小柴産サルエビに朝から夢中になる

小エビの中では大型で、脂を感じる


八王子綜合卸売協同組合『マル幸』に小柴産サルエビがきていた。
「小柴」は横浜市にある金沢八景のひとつで、現在の横浜市柴漁港にあたる。古くからアナゴ(マアナゴ)、シャコ、小エビ類、カレイなど江戸前魚介類の産地として有名なところだ。今日、これに加えてタチウオの産地としても関東圏ではつとに名を馳せている。
現在の状況はよくわからないものの、もともと底曳き網漁の盛んなところで、小柴のシャコ、エビ類は非常に有名であった。
今回、やってきたサルエビもそのひとつだ。小エビ類の中では比較的大形で最大10cm前後になる。雄雌では雌が大きくなり、春から秋にかけて抱卵(内子とよばれることの多い受精前の卵を持っている)個体が多く、この時季に子持ちが楽しめるのも魅力である。
小エビ類の寿命は短く1歳〜2歳で死んでしまう。
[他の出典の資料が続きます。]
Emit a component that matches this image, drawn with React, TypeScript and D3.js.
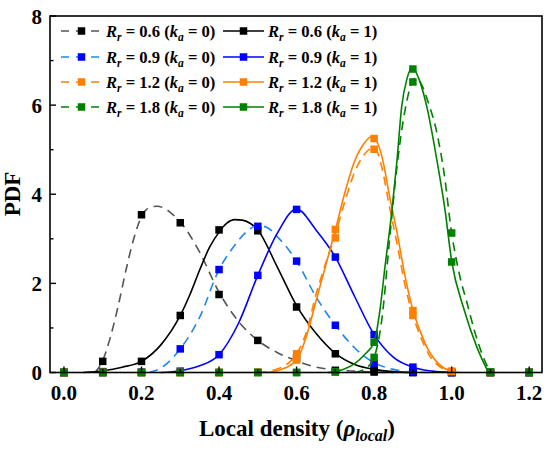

ある意味、旬がはっきりしている魚介類のひとつ、今が旬といってもいいだろう。
また、小柴でサルエビがとれているということは、東京湾はまだ健全さを完全に失っていない証拠でもある。

決して生の部分があってはならない


さて、持ち帰ったサルエビは剥き身にするか、ゆでてしまうか、だ。今回は少量を剥き身にしてあとはゆでてしまう。塩ゆでは本種の味がもっとも明確にわかる料理である。
さて、ざっとザルなどに入れて洗い、水分をきる。
鍋にたっぷりの水を沸かして多めの塩を入れる。
沸騰したところで5分前後ゆでる。
エビは半生ではなく完全に火を通した方がおいしい。
非常に生に近いゆで方をする今流のすし屋のやり方では、時間が経つと水が出るし、臭味も出る。
さて茹で上がりをザルに取り、氷で冷やした水をかけ回して粗熱を取る。
タオルなどに上に置いて完全に水分をとれば出来上がりである。

内子とみそが一緒に味わえる


ゆでたエビ(サルエビほか)は、愛知県三河の方曰く、昔は子供が夢中になる、おやつであったという。高度成長期に、じょじょに新しいお菓子が手に入るようになっても、人気が落ちることはなかったという。
それほど甘味があり、エビの風味が高い。
朝なので凍頂烏龍茶を飲み、飲み、ほの温かいのを夢中になって頬張る。